On February 14, the Philippine Peso breached the P52.16 mark versus $1 for the first time in almost 12 years. In the past days since Valentine’s Day, the peso continued to play around this value, today trading at P52.193 to $1. Many Filipinos are alarmed while many OFW families are happy about this decline in the value of peso. But what does this mean for the Philippine economy and has President Rodrigo Duterte’s administration and policies brought about this change in our currency?

The Peso’s value has been in jeopardy since last year, when it became Asia's worst-performing currency in August 2017. The Philippine currency has been dubbed as the worst performing in Asia in 2017, with the U.S. dollar rising around 3.7 percent against the peso while all other Asian currencies saw growth.

According to Angelo Taningco from Security Bank’s Treasury Group, the decline of the peso is largely because of the foreign equity outflows. In money terms, this means that foreign investors are moving their assets outside of the country because of perceived weakness in the country’s economy.

In addition to the continued exit of foreign assets and capital, the decrease in OFW remittances because of the Department of Labor and Employment (DOLE)’s total ban on deployment to Kuwait might have added salt to the wound. According to data from the Bangko Sentral ng Pilipinas (BSP), OFWs from Kuwait sent $735.24 million in remittances to the Philippines from January to November of 2017 alone—this amount would have at least drilled a micro hole in the economy, taking into account the country’s heavy reliance on OFW remittances.
While many OFW families are rejoicing on the low value of peso—since this means that overseas remittances would afford them more purchasing power here in the Philippines—the country in general might be suffering from the currency’s weak value.

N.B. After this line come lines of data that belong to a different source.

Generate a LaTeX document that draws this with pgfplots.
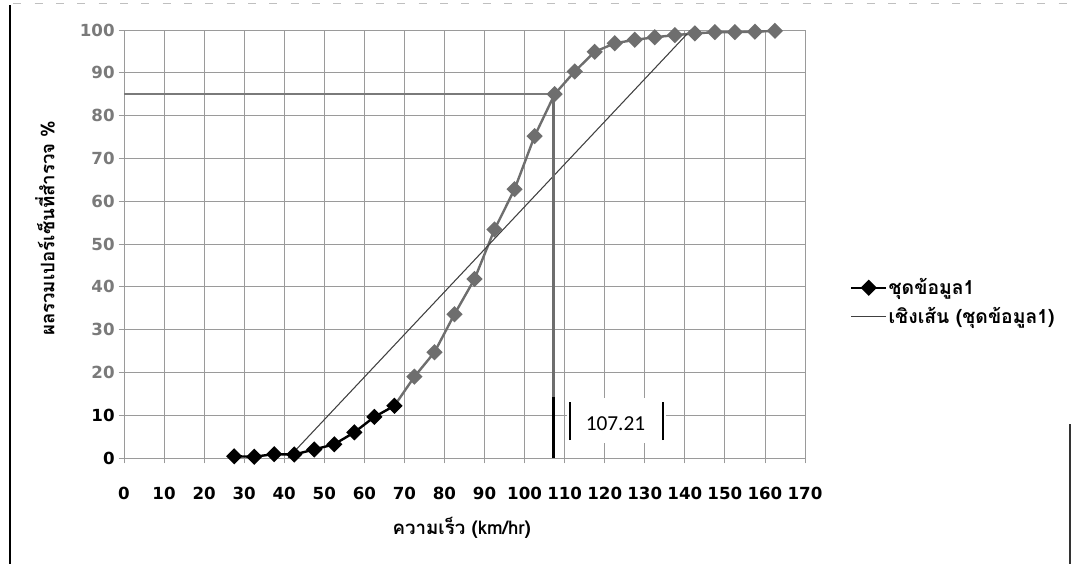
\documentclass[border=0pt]{standalone}
\usepackage{fontspec}
\setmainfont{DejaVu Sans}
\newfontfamily\thaifont[Script=Thai]{Loma}
\newfontfamily\calfont{Carlito}
\usepackage{pgfplots}
\pgfplotsset{compat=1.18}
\definecolor{sergray}{HTML}{6E6E6E}
\definecolor{gridgray}{HTML}{9A9A9A}
\definecolor{lblgray}{HTML}{7A7A7A}
\begin{document}
\begin{tikzpicture}
\path[use as bounding box] (0,0) rectangle (804pt,423pt);
\draw[line width=1pt,black] (7.5pt,0) -- (7.5pt,419pt);
\draw[line width=1pt,black!80] (802.5pt,0) -- (802.5pt,105pt);
\draw[line width=0.6pt,gray!50,dash pattern=on 6pt off 10pt] (10pt,420.5pt) -- (800pt,420.5pt);
\begin{axis}[
  at={(93pt,79.5pt)}, anchor=south west, scale only axis,
  width=510.75pt, height=321pt,
  xmin=0, xmax=170, ymin=0, ymax=100,
  xtick={0,10,...,170}, ytick={0,10,...,100},
  yticklabels={\textcolor{black}{0},\textcolor{black}{10},20,30,40,50,60,70,80,90,100},
  grid=major, major grid style={gridgray, line width=0.6pt},
  axis line style={gridgray, line width=0.6pt},
  tick style={gridgray, line width=0.6pt},
  tick align=outside, major tick length=4pt,
  xtick pos=bottom, ytick pos=left,
  /pgf/number format/assume math mode=true,
  ticklabel style={font=\bfseries\fontsize{12.5}{14}\selectfont},
  xticklabel style={yshift=-14pt, text=black},
  yticklabel style={xshift=0.5pt, text=lblgray},
  xlabel={\thaifont\bfseries ความเร็ว (km/hr)},
  ylabel={\thaifont\bfseries ผลรวมเปอร์เซ็นที่สำรวจ \%},
  every axis x label/.style={at={(axis description cs:0.496,-0.1636)}, anchor=center, font=\fontsize{14}{16}\selectfont},
  every axis y label/.style={at={(axis description cs:-0.116,0.537)}, anchor=center, rotate=90, font=\fontsize{14}{16}\selectfont},
  legend style={at={(axis description cs:1.066,0.364)}, anchor=west, draw=none, fill=none,
    font=\thaifont\bfseries\fontsize{14.5}{16}\selectfont, row sep=6pt, inner sep=0pt,
    nodes={inner sep=1pt}},
  legend cell align=left,
  legend image code/.code={\draw[mark repeat=2,mark phase=2,#1] plot coordinates {(0pt,0pt) (13pt,0pt) (26pt,0pt)};},
]
% gray part of the series
\addplot[sergray, line width=1.8pt, mark=square*, mark size=3.4pt, mark options={rotate=45, sergray}, forget plot]
 coordinates {
 (67.5,12.2) (72.5,19.0) (77.5,24.7) (82.5,33.6) (87.5,41.8) (92.5,53.4) (97.5,62.8)
 (102.5,75.2) (107.5,85.0) (112.5,90.3) (117.5,94.9) (122.5,96.9) (127.5,97.7)
 (132.5,98.3) (137.5,98.8) (142.5,99.2) (147.5,99.5) (152.5,99.5) (157.5,99.6) (162.5,99.8)
 };
% dark part of the series
\addplot[black, line width=1.8pt, mark=square*, mark size=3.4pt, mark options={rotate=45, black}]
 coordinates {
 (27.5,0.4) (32.5,0.3) (37.5,0.9) (42.5,0.8) (47.5,2.0) (52.5,3.2) (57.5,6.0)
 (62.5,9.6) (67.5,12.2)
 };
\addlegendentry{ชุดข้อมูล1}
% linear trend line
\addplot[black!75, line width=0.8pt] coordinates {(41,0) (141.5,100)};
\addlegendentry{เชิงเส้น (ชุดข้อมูล1)}
% 85th percentile guide lines
\draw[lblgray, line width=1.5pt] (axis cs:0,85) -- (axis cs:107.21,85);
\draw[sergray, line width=2.2pt] (axis cs:107.21,85) -- (axis cs:107.21,14.3);
\draw[black, line width=2.2pt] (axis cs:107.21,14.3) -- (axis cs:107.21,0);
\fill[white] (axis cs:110.6,3.5) rectangle (axis cs:135.3,14.0);
\draw[black, line width=1.5pt] (axis cs:111.3,4.2) -- (axis cs:111.3,13.2);
\draw[black, line width=1.5pt] (axis cs:134.5,4.2) -- (axis cs:134.5,13.2);
\node[font=\calfont\fontsize{16}{18}\selectfont] at (axis cs:122.7,8.1) {107.21};
\end{axis}
\end{tikzpicture}
\end{document}
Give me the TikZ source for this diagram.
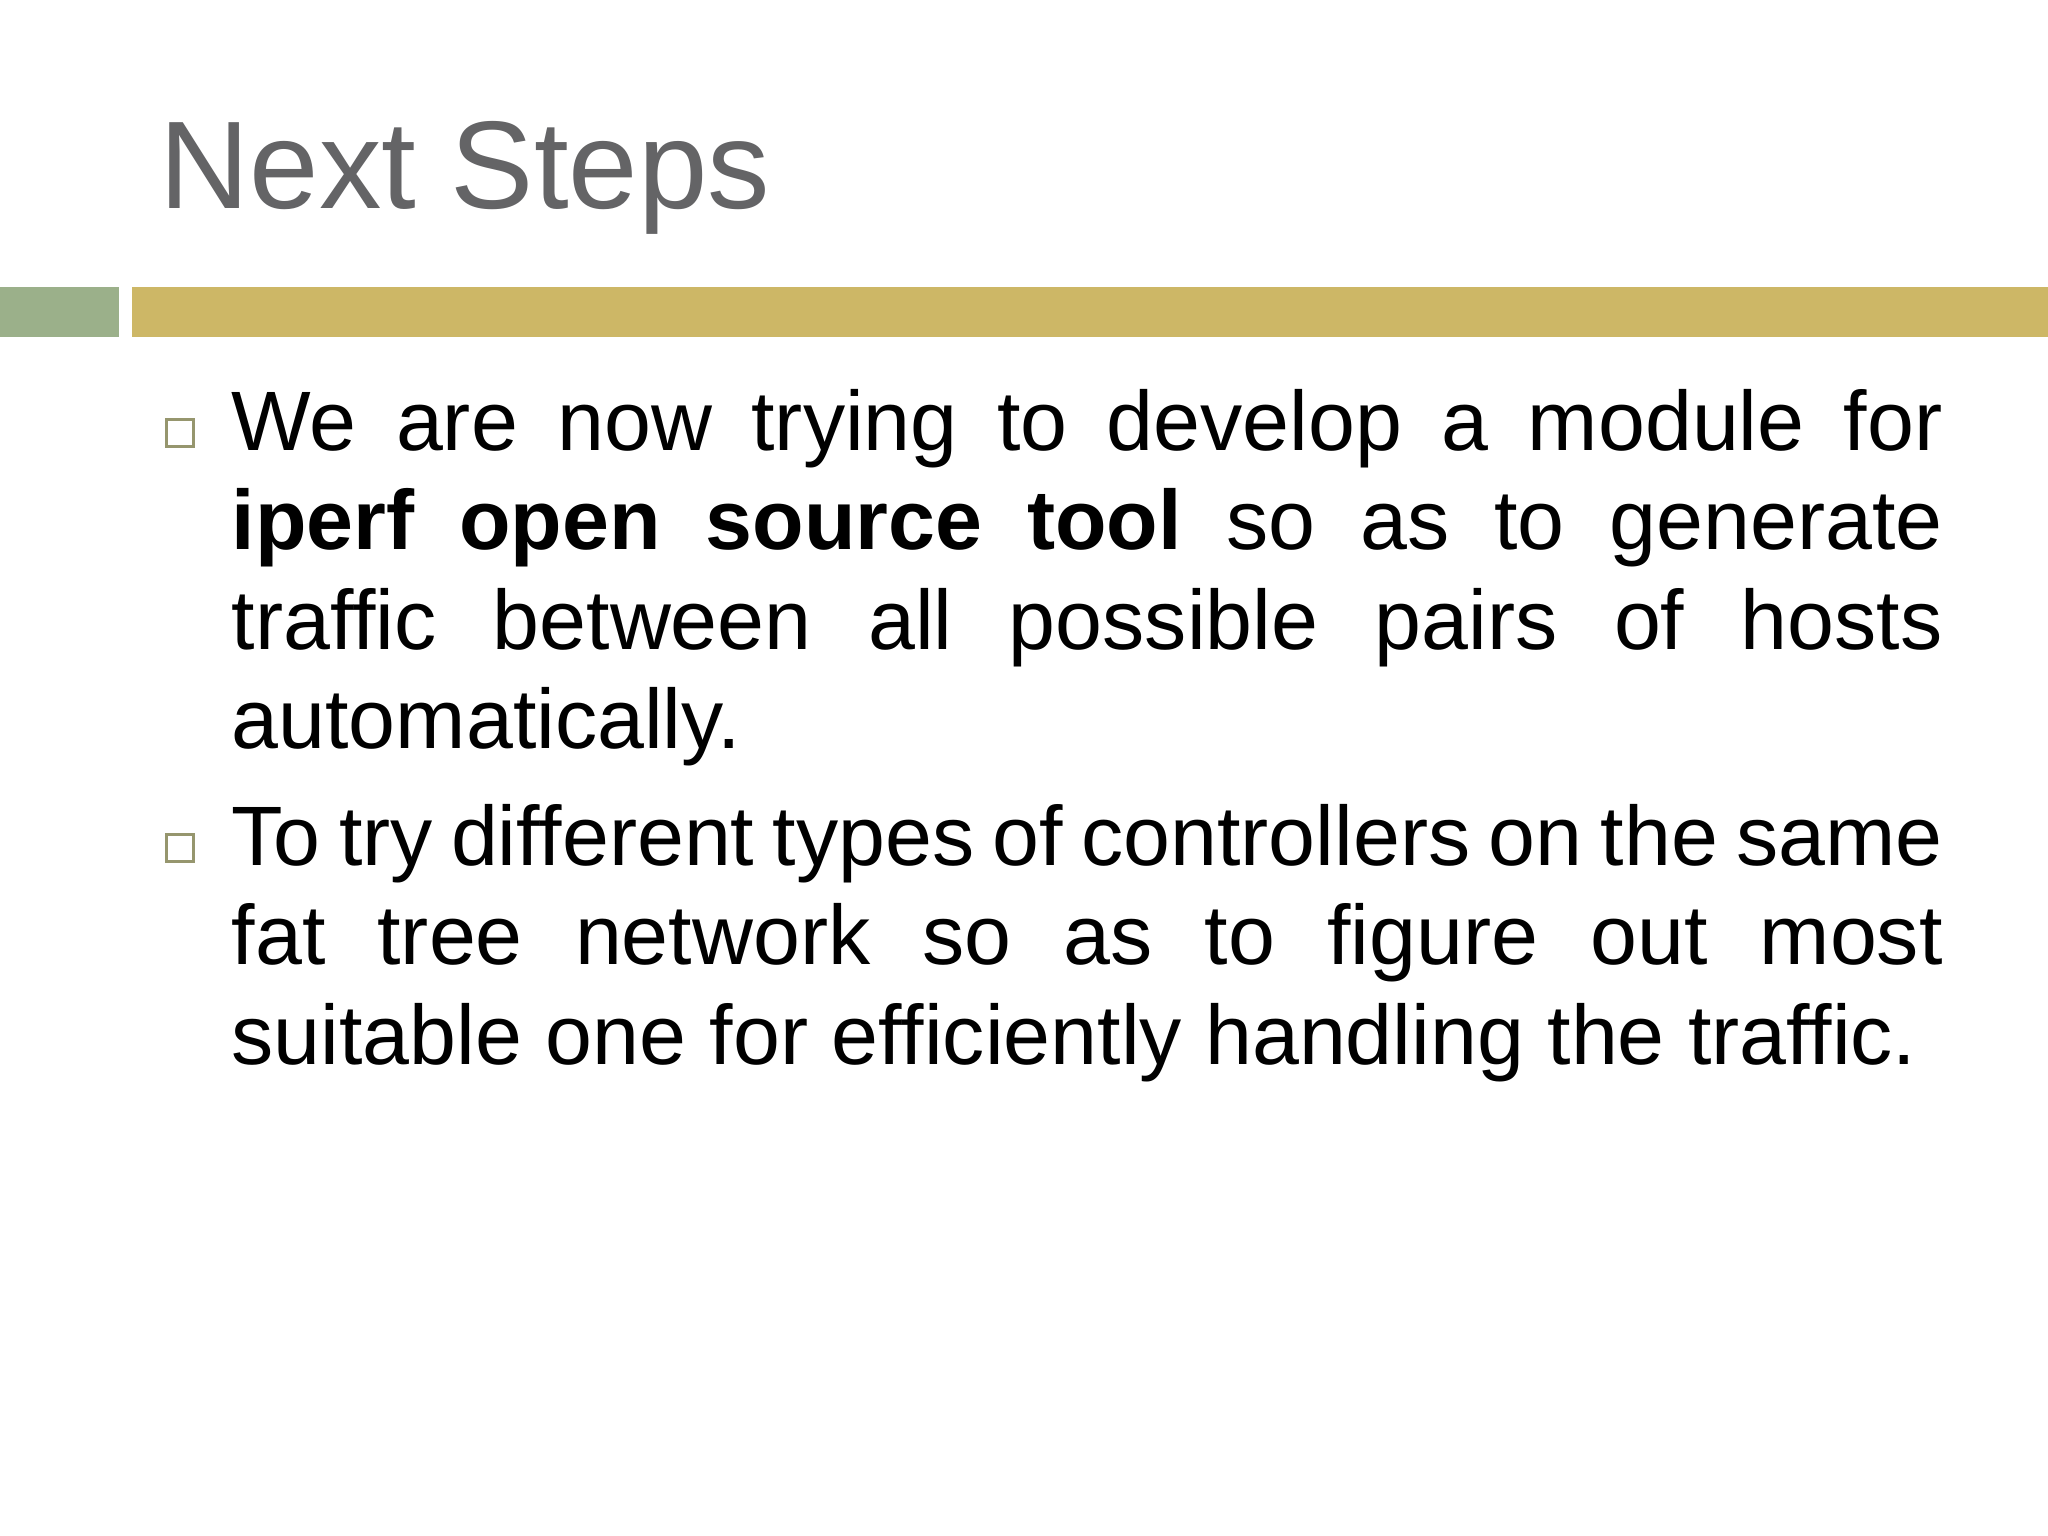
\documentclass[tikz,border=0pt]{standalone}
\usepackage{fontspec}
\setmainfont{Liberation Sans}
\definecolor{titlegray}{RGB}{100,100,102}
\definecolor{bargreen}{RGB}{155,176,138}
\definecolor{bargold}{RGB}{205,183,102}
\definecolor{boxcol}{RGB}{150,150,110}
\newcommand{\nohyph}{\hyphenpenalty=10000\relax\exhyphenpenalty=10000\relax}
\tikzset{
  bodytext/.style={anchor=north west,inner sep=0pt,text width=17.11cm,align=justify,font=\fontsize{24}{28.2}\selectfont},
  bulletbox/.style={draw=boxcol,line width=0.9pt,minimum size=0.27cm,inner sep=0pt}
}
\begin{document}
\begin{tikzpicture}
\useasboundingbox[fill=white] (0,0) rectangle (20.48,-15.36);
\node[anchor=base west,inner sep=0pt,text=titlegray,font=\fontsize{35.5}{40}\selectfont] (title) at (1.59,-2.09) {Next Steps};
\fill[bargreen] (0,-2.87) rectangle (1.19,-3.37);
\fill[bargold] (1.32,-2.87) rectangle (20.48,-3.37);
\node[bulletbox] (b1) at (1.80,-4.33) {};
\node[bodytext] (p1) at (2.31,-3.89) {\nohyph We are now trying to develop a module for\linebreak \textbf{iperf open source tool} so as to generate\linebreak traffic between all possible pairs of hosts\linebreak automatically.};
\node[bulletbox] (b2) at (1.80,-8.48) {};
\node[bodytext] (p2) at (2.31,-8.04) {\nohyph To try different types of controllers on the same\linebreak fat tree network so as to figure out most\linebreak suitable one for efficiently handling the traffic.};
\end{tikzpicture}
\end{document}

Right off the bat are the price of imported products—which, nowadays, range to everything! Did you know that we even import rice and flour? A weaker peso means that the prices of these common household products will go up. Fuel is another key product that we’re importing and weaker peso means that fuel price is higher—which, in extension, increases the prices of transportation and other goods that needs to be transported like fruits, vegetables, fish, meat products, and so much more. Add to that the higher excise tax on fuel, and you’re left with sky-high prices for basic commodities.

But how did we get here? Many Duterte critics are saying that the current administration’s policies may have been affecting the strength of the currency. With Duterte getting into a quarrel with US in the last years and denying aid from the country, and with extrajudicial killings so bad that International group Human Rights Watch has raised an alarm, it’s not hard to make sense why many foreign companies are withdrawing their investments from the country.

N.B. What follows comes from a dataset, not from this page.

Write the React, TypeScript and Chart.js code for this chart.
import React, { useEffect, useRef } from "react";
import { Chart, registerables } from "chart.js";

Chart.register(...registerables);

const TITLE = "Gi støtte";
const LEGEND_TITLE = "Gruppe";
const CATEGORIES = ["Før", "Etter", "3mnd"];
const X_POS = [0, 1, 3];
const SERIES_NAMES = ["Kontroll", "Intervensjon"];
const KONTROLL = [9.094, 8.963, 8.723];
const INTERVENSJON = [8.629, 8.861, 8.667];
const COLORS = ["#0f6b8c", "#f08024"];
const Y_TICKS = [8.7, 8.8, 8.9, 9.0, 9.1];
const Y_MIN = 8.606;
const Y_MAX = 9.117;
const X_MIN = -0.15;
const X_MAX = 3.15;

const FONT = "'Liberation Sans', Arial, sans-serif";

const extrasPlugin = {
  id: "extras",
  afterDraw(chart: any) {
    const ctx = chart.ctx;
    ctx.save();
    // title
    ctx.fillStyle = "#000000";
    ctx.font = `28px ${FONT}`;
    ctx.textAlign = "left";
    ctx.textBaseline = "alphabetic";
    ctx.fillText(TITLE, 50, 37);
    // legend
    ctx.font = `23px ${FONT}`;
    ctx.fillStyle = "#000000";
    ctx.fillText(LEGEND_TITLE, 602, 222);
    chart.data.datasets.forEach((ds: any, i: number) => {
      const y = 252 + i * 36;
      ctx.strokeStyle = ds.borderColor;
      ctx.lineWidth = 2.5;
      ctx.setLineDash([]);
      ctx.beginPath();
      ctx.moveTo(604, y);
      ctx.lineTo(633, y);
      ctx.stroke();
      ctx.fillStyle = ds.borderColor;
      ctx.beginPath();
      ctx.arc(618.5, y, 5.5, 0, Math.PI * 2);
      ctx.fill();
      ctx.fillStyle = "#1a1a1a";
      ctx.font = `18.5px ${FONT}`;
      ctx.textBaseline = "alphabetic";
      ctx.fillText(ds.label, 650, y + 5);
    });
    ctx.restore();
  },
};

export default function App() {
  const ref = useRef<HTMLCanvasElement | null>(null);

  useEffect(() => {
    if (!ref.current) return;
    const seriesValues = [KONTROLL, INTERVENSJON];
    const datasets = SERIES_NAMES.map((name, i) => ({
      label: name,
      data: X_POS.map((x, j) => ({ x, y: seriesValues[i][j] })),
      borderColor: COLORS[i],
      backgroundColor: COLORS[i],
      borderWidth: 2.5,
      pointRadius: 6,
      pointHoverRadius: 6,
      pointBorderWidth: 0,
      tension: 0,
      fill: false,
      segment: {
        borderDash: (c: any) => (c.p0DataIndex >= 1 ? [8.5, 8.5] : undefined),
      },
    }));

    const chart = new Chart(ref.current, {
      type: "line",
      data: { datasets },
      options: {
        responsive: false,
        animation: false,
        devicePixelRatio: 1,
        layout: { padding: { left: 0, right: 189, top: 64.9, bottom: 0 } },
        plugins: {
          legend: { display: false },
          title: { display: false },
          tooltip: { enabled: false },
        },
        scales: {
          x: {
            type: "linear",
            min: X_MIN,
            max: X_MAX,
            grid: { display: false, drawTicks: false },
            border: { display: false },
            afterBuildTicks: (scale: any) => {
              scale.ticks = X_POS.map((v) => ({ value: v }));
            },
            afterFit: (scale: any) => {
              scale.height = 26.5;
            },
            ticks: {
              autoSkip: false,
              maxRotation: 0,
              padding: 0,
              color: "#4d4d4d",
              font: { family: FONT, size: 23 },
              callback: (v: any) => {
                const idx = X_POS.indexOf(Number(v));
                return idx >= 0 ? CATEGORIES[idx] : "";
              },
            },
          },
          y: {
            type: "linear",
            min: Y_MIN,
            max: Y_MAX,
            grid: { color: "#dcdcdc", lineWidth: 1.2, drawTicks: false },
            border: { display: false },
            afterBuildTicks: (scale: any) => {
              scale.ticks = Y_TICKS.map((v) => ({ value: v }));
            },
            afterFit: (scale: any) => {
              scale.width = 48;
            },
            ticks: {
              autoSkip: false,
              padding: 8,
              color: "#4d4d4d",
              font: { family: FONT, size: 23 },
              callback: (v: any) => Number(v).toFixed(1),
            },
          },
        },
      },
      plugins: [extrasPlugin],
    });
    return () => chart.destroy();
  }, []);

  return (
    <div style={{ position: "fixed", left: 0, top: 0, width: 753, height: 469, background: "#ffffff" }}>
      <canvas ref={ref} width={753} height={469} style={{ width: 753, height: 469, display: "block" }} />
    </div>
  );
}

When Duterte took an oath and started his term on June 30, 2016, the peso was at P47 to $1. For two months, confidence on the currency continued its strength that the peso went up at as high as P46 to $1 in August. But from August, the currency started its downward climb and from the period of August to December 30 2016, the currency fell from P46 to P49.50.

Slowly, but surely, the peso continued to fall throughout 2017. By August 14, the peso was steadily at P51 to $1, playing around P50 to P51 until December 21. December 22, the peso saw the P49.99 mark for the first time in months, only to fall back to P50 for two days before making a P49 run until January 7.
After the first week of January, the New Year positivity started to subside and the peso fell into its old rhythm. By January 29, the peso is back to P51 levels until breaking P52.06 on February 13.
The next huge question is: should we be worried?

According to Budget Secretary Benjamin Diokno, the Philippine peso’s low value does not necessarily mean that the economy is weakening. “Every currency is weakening vis-à-vis the dollar. In fact, relative to other countries, we are okay. It is wrong to say that a strong peso means a strong economy. That's false. We need a competitive peso, not strong peso.”

Analysts quoted by ABS-CBN last week said that the peso could slide to as low as P53 before the year ends due to the continued huge money outflow, BSP’s steady interest rates, and the bank’s "dovish" inflation estimates.